Hay familias de todo tipo, unidas, desunidas y de medio pelo. Las hay estupendas, generosas y solidarias, que son un apoyo emocional para sus miembros. También las hay excluyentes y endogámicas, que disfrutan con la desgracia de los miembros díscolos. Están compuestas por sumos sacerdotes y traficantes de sentimientos, siempre dispuestos a acabar con los sueños que ellos no tienen.

Las hay poderosas gracias al dinero adquirido y poderosas gracias al dinero heredado generación tras generación, esas son las “buenas familias”. Ni siquiera tienen la sangre del mismo color, exhiben blasones heráldicos y rancios abolengos como si fuesen fruto de su trabajo, son exitosas sin haber hecho nada. Se casan y se descasan, realizan fusiones amistosas y opas hostiles. Así, empresa y familia se convierten en la misma cosa, en un pequeño, a veces un gran reino que necesita un trono, pero sobre todo un heredero. La historia está llena de ”caínes y abeles” dispuestos a zanjar la disputa con un navajazo, preferiblemente por la espalda.

Hay familias a las que es difícil sobrevivir. Los díscolos, los que no comulgan con su credo, han de someterse y dar explicaciones ante cualquier situación. Una actitud desafiante será castigada. El éxito y el fracaso, a sus ojos, dependerá de su espacio mental, a menudo diminuto ¿Cómo va a entender una culebra, incapaz de mirar al cielo, a una golondrina? Si el pájaro cae, el reptil se alegrará por pura envidia. Si no puedo yo, no puede mi hermano.

La palabra familia va asociada a lo bueno, al cariño entrañable. Quizá por eso le gusta tanto a los que les gusta conservarlo todo, especialmente lo que les beneficia, y se arrogan su defensa. Se sienten cómodos en un ambiente ñoño, como el de la familia Trap (la de sonrisas y lágrimas) Yo prefiero a la familia Monster o a la Corleone antes que a la familia Pujol o Ruiz Mateos. Ellos no son hipócritas. Prefiero a la familia Trapisonda a la familia Manson.

Parientes carnales o políticos, de esos que no se meten en nada, de los que se meten en todo, los que saben de todo, los que no saben de nada, los que quieren a Andrés por el interés y también por el capital; derrochan consejos no solicitados apostillando siempre: “tú lo que tienes que hacer es…” Son gatos de escayola siempre sonrientes como el de Chesivil, pero afilan los cuchillos bajo la mesa de camilla.

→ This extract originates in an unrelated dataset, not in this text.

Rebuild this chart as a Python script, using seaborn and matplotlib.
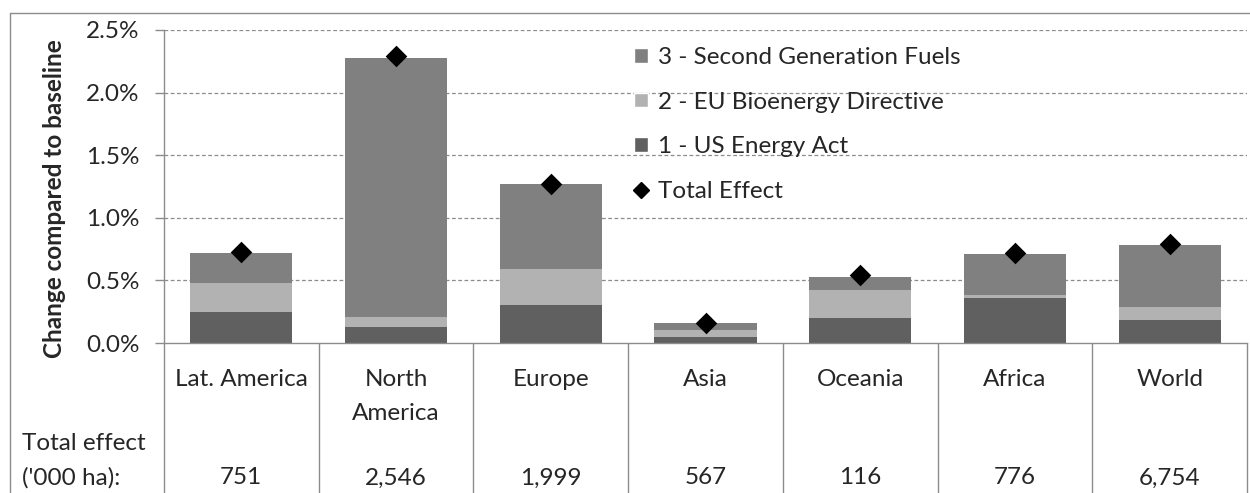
import matplotlib
matplotlib.use('Agg')
import matplotlib.pyplot as plt
import seaborn as sns
import numpy as np
import pandas as pd
from matplotlib.patches import Patch
from matplotlib.lines import Line2D

# values in percent
regions = ['Lat. America', 'North\nAmerica', 'Europe', 'Asia', 'Oceania', 'Africa', 'World']
us_energy_act = [0.25, 0.13, 0.30, 0.05, 0.20, 0.36, 0.18]
eu_directive = [0.23, 0.08, 0.29, 0.05, 0.22, 0.02, 0.11]
second_gen = [0.24, 2.07, 0.68, 0.06, 0.11, 0.33, 0.49]
total_effect = [0.73, 2.29, 1.27, 0.16, 0.54, 0.72, 0.79]
total_ha = ['751', '2,546', '1,999', '567', '116', '776', '6,754']
series_names = ['3 - Second Generation Fuels', '2 - EU Bioenergy Directive', '1 - US Energy Act', 'Total Effect']

sns.set_theme(style='white')
plt.rcParams['font.family'] = ['Lato', 'DejaVu Sans']

FS = 17.5
W, H = 1250, 493
fig = plt.figure(figsize=(W / 100, H / 100), dpi=100)
ax_l, ax_r, ax_t, ax_b = 164, 1247, 30, 343
ax = fig.add_axes([ax_l / W, (H - ax_b) / H, (ax_r - ax_l) / W, (ax_b - ax_t) / H])

df = pd.DataFrame({'region': regions, 'us': us_energy_act, 'eu': eu_directive,
                   'gen2': second_gen, 'total': total_effect})
df['cum1'] = df['us']
df['cum2'] = df['us'] + df['eu']
df['cum3'] = df['cum2'] + df['gen2']

c_gen2, c_eu, c_us = '#808080', '#b2b2b2', '#606060'
for col, c in [('cum3', c_gen2), ('cum2', c_eu), ('cum1', c_us)]:
    sns.barplot(data=df, x='region', y=col, color=c, width=0.66, saturation=1,
                errorbar=None, edgecolor='none', linewidth=0, ax=ax, zorder=2)

sns.stripplot(data=df, x='region', y='total', jitter=False, marker='D', color='black',
              size=11, linewidth=0, ax=ax, zorder=5)

ax.set_xlim(-0.5, len(regions) - 0.5)
ax.set_ylim(0, 2.5)
yt = np.arange(0, 2.51, 0.5)
ax.set_yticks(yt)
ax.set_yticklabels([f'{v:.1f}%' for v in yt], fontsize=FS)
for v in yt[1:]:
    ax.axhline(v, color='#8c8c8c', lw=0.9, ls=(0, (3, 2)), zorder=1)

ax.set_xticks([])
ax.set_xlabel('')
ax.set_ylabel('Change compared to baseline', fontsize=FS, fontweight='bold', va='center')
ax.yaxis.set_label_coords((55 - ax_l) / (ax_r - ax_l), (ax_b - 199) / (ax_b - ax_t))

for s in ['top', 'right']:
    ax.spines[s].set_visible(False)
for s in ['left', 'bottom']:
    ax.spines[s].set_color('#8c8c8c')
    ax.spines[s].set_linewidth(1.0)
ax.tick_params(axis='y', left=True, length=6.5, width=1.0, color='#8c8c8c', pad=11)

# table below the chart
ph = ax_b - ax_t
to_ax = lambda y: (ax_b - y) / ph
xt = ax.get_xaxis_transform()
ax.vlines(np.arange(len(regions) + 1) - 0.5, to_ax(H + 2), 0, transform=xt,
          colors='#8c8c8c', lw=1.0, clip_on=False)
for i, name in enumerate(regions):
    for j, line in enumerate(name.split('\n')):
        ax.text(i, to_ax(380 + 33 * j), line, transform=xt, ha='center', va='center', fontsize=FS)
    ax.text(i, to_ax(478), total_ha[i], transform=xt, ha='center', va='center', fontsize=FS)
fig.text(22 / W, 1 - 443 / H, 'Total effect', ha='left', va='center', fontsize=FS)
fig.text(22 / W, 1 - 478 / H, "('000 ha):", ha='left', va='center', fontsize=FS)

# outer frame
fig.add_artist(Line2D([10 / W, 10 / W], [0, 1 - 13 / H], transform=fig.transFigure, color='#8c8c8c', lw=1.0))
fig.add_artist(Line2D([10 / W, 1], [1 - 13 / H, 1 - 13 / H], transform=fig.transFigure, color='#8c8c8c', lw=1.0))

handles = [Patch(facecolor=c_gen2), Patch(facecolor=c_eu), Patch(facecolor=c_us),
           Line2D([], [], marker='D', color='black', ls='none', markersize=8)]
ax.legend(handles, series_names, loc='upper left', bbox_to_anchor=(622 / W, 1 - 35 / H),
          bbox_transform=fig.transFigure, frameon=False, fontsize=FS, handlelength=0.55,
          handleheight=0.55, handletextpad=0.45, labelspacing=0.97, borderpad=0)

fig.savefig('out.png', dpi=100)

Las máscaras caen finalmente si brilla un duro. Entonces se lanzan como lobos esteparios, dispuestos a morder la yugular de quien tanto decían querer. Soberbios y avariciosos, iracundos y envidiosos, quizá por eso la Iglesia apoya a la familia “tradicional”. ¡Qué inmenso rebaño de pecadores capitales! Hay que defender a la institución familiar conservadora y reaccionaria y a la vez atacar otras formas de vida, otras maneras de vivir. El clero y el dinero siempre unidos en pos de “la moral”, la suya.

Señoras y señores, cuídense de las inclemencias de la vida, del colesterol, de la celulitis y la tripa cervecera, pero sobre todo, protéjanse de sus familiares. Todo lo que hoy es fraternal, amable y cariñoso, puede cambiar si cambian las condiciones, el entorno. Entonces las sonrisas se congelarán en los álbumes de fotos, deteniendo el tiempo cuando la mala leche no había anidado aún en el alma de las personas que ya eran miserables, pero no lo sabían.

Siéntanse afortunados si quieren y son queridos por sus familiares porque eso no le pasa a todo el mundo. Si no es así, no permitan el control social ejercido por los que no quieren volar, vivan como quieran. No es obligatorio pertenecer a ninguna familia.